Geomicrobiology refers to the activities of microorganisms (usually bacteria) that live beneath the surface of the Earth. The field of study is also referred to as bio-geochemistry and subsurface microbiology. Habitats of the organisms include the ocean and deep within the rock that makes up Earth's crust. The study of the identities and activities of such organisms is important from a basic science standpoint and for commercial reasons.
Microorganisms are a vital part of the cycling of carbon, nitrogen, and sulfur between the surface of Earth and the surrounding atmosphere. These cycles in turn support the diversity of life that exists on the planet. As well, microorganisms break down other compounds that are present in water, soil, and the bedrock.
Many of the bacteria involved in geomicrobiological activities live in environments that are extremely harsh to other life forms. For example, bacteria such as Thermus aquaticus thrives in boiling hot springs, where the temperature approaches the boiling point of water. Such bacteria have been dubbed "extremophiles" because of their extraordinary resilience and adaptation to environmental pressures of temperature, pressure, acidity, salt concentration, or radiation. Other extremophiles live deep in the ocean under enormous atmospheric pressure.

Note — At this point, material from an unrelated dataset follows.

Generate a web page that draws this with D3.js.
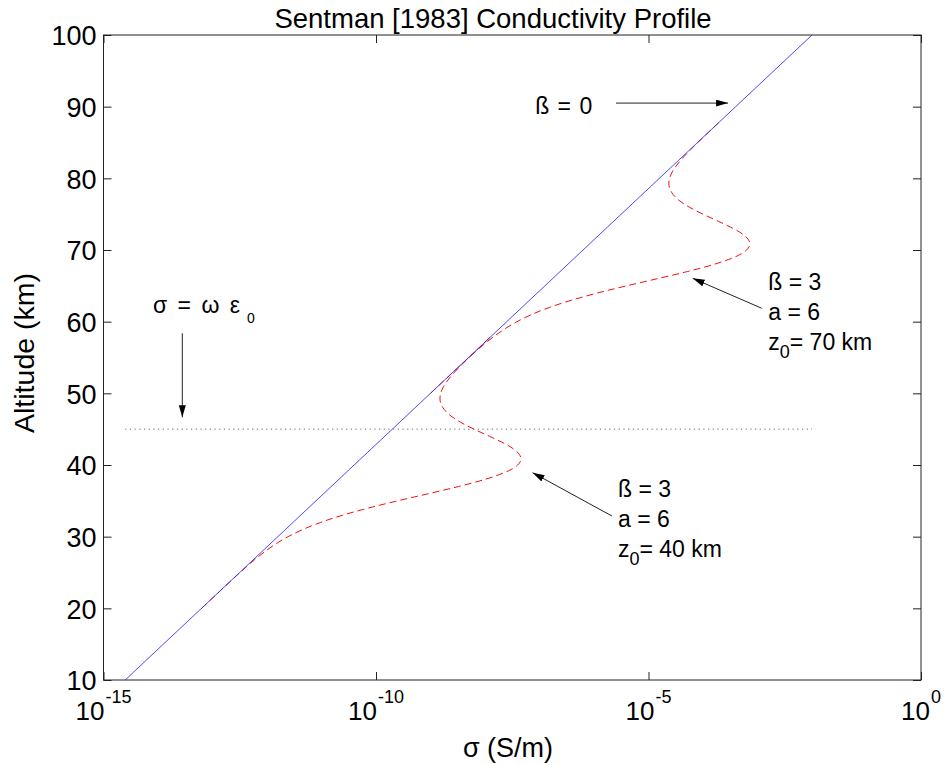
<!DOCTYPE html>
<html><head><meta charset="utf-8">
<script src="https://cdn.jsdelivr.net/npm/d3@7"></script>
<style>
html,body{margin:0;padding:0;background:#fff;}
svg{display:block;}
text{font-family:"Liberation Sans", Arial, Helvetica, sans-serif;fill:#000;}
</style></head><body>
<svg id="chart" width="946" height="765"></svg>
<script>
// ---- data ----
const xTickExponents = [-15, -10, -5, 0];
const yTickValues = [10, 20, 30, 40, 50, 60, 70, 80, 90, 100];

// beta = 0 profile (straight line on log axis)
const altitudeBase = [10, 100];
const sigmaBase = [2.5e-15, 1.0e-2];

// beta = 3, a = 6, z0 = 40 km (log10 of sigma)
const altitudeZ40 = [20, 22, 23, 24, 25, 26, 27, 28, 29, 30, 31, 32, 33, 34, 35, 36, 37, 38, 39, 39.5, 40, 40.5, 41, 41.5, 42, 42.5, 43, 44, 45, 46, 47, 48, 49, 50, 51, 52, 53, 54, 55, 56, 57, 58];
const log10SigmaZ40 = [-13.200, -12.920, -12.779, -12.638, -12.494, -12.347, -12.193, -12.025, -11.836, -11.613, -11.344, -11.013, -10.611, -10.136, -9.602, -9.036, -8.484, -7.996, -7.622, -7.491, -7.400, -7.351, -7.342, -7.372, -7.436, -7.528, -7.644, -7.916, -8.202, -8.456, -8.651, -8.773, -8.824, -8.813, -8.756, -8.665, -8.553, -8.427, -8.294, -8.158, -8.019, -7.880];

// beta = 3, a = 6, z0 = 70 km (log10 of sigma)
const altitudeZ70 = [50, 52, 53, 54, 55, 56, 57, 58, 59, 60, 61, 62, 63, 64, 65, 66, 67, 68, 69, 69.5, 70, 70.5, 71, 71.5, 72, 72.5, 73, 74, 75, 76, 77, 78, 79, 80, 81, 82, 83, 84, 85, 86, 87, 88];
const log10SigmaZ70 = [-9.000, -8.720, -8.579, -8.438, -8.294, -8.147, -7.993, -7.825, -7.636, -7.413, -7.144, -6.813, -6.411, -5.936, -5.402, -4.836, -4.284, -3.796, -3.422, -3.291, -3.200, -3.151, -3.142, -3.172, -3.236, -3.328, -3.444, -3.716, -4.002, -4.256, -4.451, -4.573, -4.624, -4.613, -4.556, -4.465, -4.353, -4.227, -4.094, -3.958, -3.819, -3.680];

// sigma = omega * epsilon0 level
const criticalAltitude = [45, 45];
const criticalSigma = [2.5e-15, 1.0e-2];

// ---- layout ----
const svg = d3.select("#chart");
const L = 103.5, R = 921, T = 35, B = 680;
const x = d3.scaleLog().domain([1e-15, 1]).range([L, R]);
const y = d3.scaleLinear().domain([10, 100]).range([B, T]);

const defs = svg.append("defs");
defs.append("marker").attr("id", "ah")
  .attr("markerUnits", "userSpaceOnUse")
  .attr("markerWidth", 13).attr("markerHeight", 8)
  .attr("refX", 12).attr("refY", 3.5).attr("orient", "auto")
  .append("path").attr("d", "M0,0 L12,3.5 L0,7 Z").attr("fill", "#000");

// red dashed profiles (under the blue line)
const redLine = d3.line().x(d => x(Math.pow(10, d[1]))).y(d => y(d[0])).curve(d3.curveCatmullRom);
[[altitudeZ40, log10SigmaZ40], [altitudeZ70, log10SigmaZ70]].forEach(([alts, vals]) => {
  svg.append("path").datum(alts.map((a, i) => [a, vals[i]]))
    .attr("d", redLine).attr("fill", "none")
    .attr("stroke", "#ee1111").attr("stroke-width", 1)
    .attr("stroke-dasharray", "7,4");
});

// blue base profile
const baseLine = d3.line().x(d => x(d[1])).y(d => y(d[0]));
svg.append("path").datum(altitudeBase.map((a, i) => [a, sigmaBase[i]]))
  .attr("d", baseLine).attr("fill", "none")
  .attr("stroke", "#2a2aff").attr("stroke-width", 0.85);

// dotted level line
svg.append("path").datum(criticalAltitude.map((a, i) => [a, criticalSigma[i]]))
  .attr("d", baseLine).attr("fill", "none")
  .attr("stroke", "#666").attr("stroke-width", 1)
  .attr("stroke-dasharray", "1.2,3.5");

// ---- axes ----
const axisColor = "#222";
const tickLen = 8;
const xTickVals = xTickExponents.map(e => Math.pow(10, e));
function styleAxis(g) {
  g.select(".domain").remove();
  g.selectAll(".tick line").attr("stroke", axisColor).attr("stroke-width", 1);
}
svg.append("g").attr("transform", `translate(0,${B})`)
  .call(d3.axisTop(x).tickValues(xTickVals).tickSize(tickLen).tickFormat(""))
  .call(styleAxis);
svg.append("g").attr("transform", `translate(0,${T})`)
  .call(d3.axisBottom(x).tickValues(xTickVals).tickSize(tickLen).tickFormat(""))
  .call(styleAxis);
svg.append("g").attr("transform", `translate(${L},0)`)
  .call(d3.axisRight(y).tickValues(yTickValues).tickSize(tickLen).tickFormat(""))
  .call(styleAxis);
svg.append("g").attr("transform", `translate(${R},0)`)
  .call(d3.axisLeft(y).tickValues(yTickValues).tickSize(tickLen).tickFormat(""))
  .call(styleAxis);

// y tick labels
const yLab = svg.append("g").attr("transform", `translate(${L},0)`)
  .call(d3.axisLeft(y).tickValues(yTickValues).tickSize(0).tickPadding(7).tickFormat(d3.format("d")));
yLab.select(".domain").remove();
yLab.selectAll("text").attr("font-size", 27).attr("font-family", null).attr("dy", "0.36em");

// x tick labels 10^n
const xLab = svg.append("g");
xTickExponents.forEach(e => {
  const t = xLab.append("text").attr("x", x(Math.pow(10, e))).attr("y", 720)
    .attr("text-anchor", "middle").attr("font-size", 26);
  t.append("tspan").text("10");
  t.append("tspan").attr("dy", -17).attr("dx", 1).attr("font-size", 18).text(e === 0 ? "0" : "-" + Math.abs(e));
});

// box
svg.append("rect").attr("x", L).attr("y", T).attr("width", R - L).attr("height", B - T)
  .attr("fill", "none").attr("stroke", axisColor).attr("stroke-width", 1);

// titles
svg.append("text").attr("x", 493).attr("y", 28).attr("text-anchor", "middle")
  .attr("font-size", 27.5).text("Sentman [1983] Conductivity Profile");
svg.append("text").attr("transform", "translate(33.5,353) rotate(-90)")
  .attr("text-anchor", "middle").attr("font-size", 28.5).text("Altitude (km)");
svg.append("text").attr("x", 508).attr("y", 757).attr("text-anchor", "middle")
  .attr("font-size", 27).text("σ (S/m)");

// ---- annotations (positions in data coordinates) ----
const ann = svg.append("g");
function arrow(s1, a1, s2, a2) {
  ann.append("line")
    .attr("x1", x(Math.pow(10, s1))).attr("y1", y(a1))
    .attr("x2", x(Math.pow(10, s2))).attr("y2", y(a2))
    .attr("stroke", "#222").attr("stroke-width", 1)
    .attr("marker-end", "url(#ah)");
}
function paramLabel(s, alts, zText) {
  const fs = 23;
  const px = x(Math.pow(10, s));
  ann.append("text").attr("x", px).attr("y", y(alts[0])).attr("font-size", fs).text("ß = 3");
  ann.append("text").attr("x", px).attr("y", y(alts[1])).attr("font-size", fs).text("a = 6");
  const t = ann.append("text").attr("x", px).attr("y", y(alts[2])).attr("font-size", fs);
  t.append("tspan").text("z");
  t.append("tspan").attr("dy", 8).attr("font-size", 18).text("0");
  t.append("tspan").attr("dy", -8).text("= " + zText);
}

// beta = 0
ann.append("text").attr("x", x(Math.pow(10, -7.08))).attr("y", y(89.0)).attr("font-size", 23)
  .attr("word-spacing", 2).text("ß = 0");
arrow(-5.596, 90.5, -3.54, 90.5);

// z0 = 70 km
paramLabel(-2.802, [64.42, 60.23, 56.05], "70 km");
arrow(-2.923, 61.87, -4.189, 66.05);

// z0 = 40 km
paramLabel(-5.56, [35.54, 31.35, 27.16], "40 km");
arrow(-5.67, 32.88, -7.127, 38.93);

// sigma = omega epsilon0
const st = ann.append("text").attr("x", x(Math.pow(10, -14.092))).attr("y", y(61.21))
  .attr("font-size", 23).attr("font-family", "DejaVu Sans, sans-serif")
  .attr("word-spacing", 4);
st.append("tspan").text("σ = ω ε");
st.append("tspan").attr("dx", 7).attr("dy", 10).attr("font-size", 14).text("0");
arrow(-13.554, 58.38, -13.554, 46.66);
</script>
</body></html>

The bacteria that live around hot vents at the ocean floor, for example, use the minerals expelled by the vent in a way that supports the development of all the other life that can exist in the vicinity of the vent. Another type of bacteria lives within rock located miles under the surface of the Earth. Indeed, bacteria have been recovered from almost two miles beneath the Earth's surface, an environment that is hostile to all other forms of life. It is presumed that the ancestors of these bacteria entered the rock through nearby oil deposits or by percolating into the rock through microscopic cracks.